When Barack Obama goes before 70,000 people at Invesco Field on Thursday night, he will try to be the voice for those who also feel forgotten in the age of the global economy, among the nearly 80 percent of voters who say the nation is on the wrong track. But he’s fighting the headwinds of history. Obama is now clearly the underdog, as the weight of just how unusual his candidacy is becomes clear to voters, who truly only focus as summer ends.

Obama’s central dilemma — strange in this age of media saturation — is that so many voters still don’t know him. The most frequent thing I heard in the suburbs of Colorado recently was a simple question: Who is this guy?

All those who lament that Obama is only tied with John McCain in a big Democratic year forget the obvious: Obama does not look like most Americans, and grew up in Hawaii, a state that a supposedly mainstream commentator, Cokie Roberts, called “some sort of foreign, exotic place.”

“My story is your story,” Obama tells crowds. But it’s not. And the inspiring and deeply resonant parts — the son of a single mother who needed student loans to get through the nation’s best schools, the prodigy who passed up big bucks law firms for low-wage community organizing — are already being cast in a negative light.

On the Republican National Committee Web site, under the section on “Meet Barack Obama,” he’s called “a street organizer,” which can mean only one thing. By insinuation, Mother Teresa would be one step from a crack dealer.

“Do we know if he ever sold drugs?” Sean Hannity, ever eager to inject a lie that fits a stereotype in the national bloodstream, asked Jerome R. Corsi, the professional character assassin and author of “Obama Nation.”

The Texas Republican Party targets Obama with a Web video that shows pictures of an African who lives in a shack, identified as Obama’s half-brother, George Hussein Onyango Obama. Hint, hint.

And at a Washington state fair this week, the Republican booth distributed $3 bills depicting Barack Obama with Arab headgear and a camel.

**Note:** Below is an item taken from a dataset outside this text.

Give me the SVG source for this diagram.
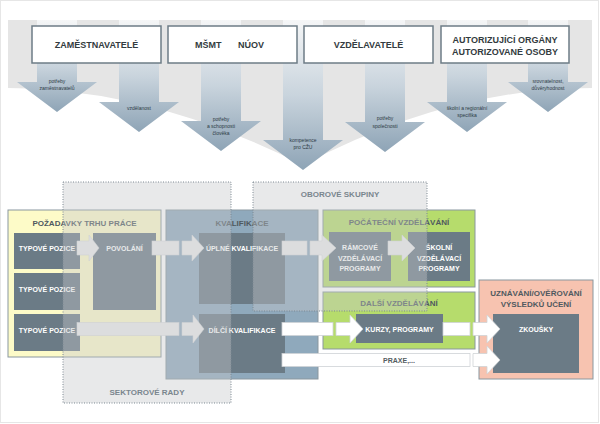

This is just the stuff on the surface. McCain will not bring it out directly. He has others — legions — to do it for him. Imagine what is out of sight and less organized. But it speaks to one of two big issues that Democrats are trying to resolve during this week’s convention: Can a majority of voters get comfortable with the son of a Kenyan of the Luo tribe?

Obama himself spent much of his life trying to fit into his identity. His father, Obama writes in his memoir, “was black as pitch” and thus “looked nothing like the people around me.” He also abandoned his American family before Barack ever got to know him. On Obama’s mother’s side are ancestors of Scottish and English stock, and Obama writes of staring at an old sepia-toned photograph from a Kansas homestead. “Theirs were the faces of American Gothic, the WASP bloodline’s poorer cousins.”

The dissonance that Obama felt growing up is now shared by many voters. Where does he fit in their lives?

Democrats started to answer this question with the knockout speech by Michelle Obama on Monday. She could not have been more likeable, and the story of the father with multiple sclerosis who worked 30 years at the water filtration plant, the family that sent two kids from the South Side of Chicago to Ivy League schools, the girl allowed only one hour of television who memorized every episode of “The Brady Bunch,” was designed to take “different” off the table.

On Thursday night, we’re likely to hear more about “Toot,” the Midwestern grandma who helped raise Barack, from the Dunham family that produced a free spirit — Obama’s mother Ann, never more than a step away from poverty. That’s his first challenge — connect. Then he moves on to what Franklin Roosevelt did with his forgotten man speech: define the campaign from the anxious voter’s perspective.

It was largely overlooked, but the former Republican congressman from Iowa, Jim Leach, now an Obama supporter, framed it well in a speech on Monday. “Nothing is riskier than more of the same,” he said.

Two months from now, people may remember Teddy Kennedy’s heroic effort to hold onto life long enough for one last speech, and Hillary Clinton’s tangerine pantsuit. If her supporters vote for McCain they were never Democrats anyway, or they’re clueless, like the former Clinton supporter in the Republican ad who mistakenly thought McCain was pro-choice on abortion.

Those vignettes, all part of convention drama and filling cable television’s vacuum, will last no longer than a Rocky Mountain thunderstorm.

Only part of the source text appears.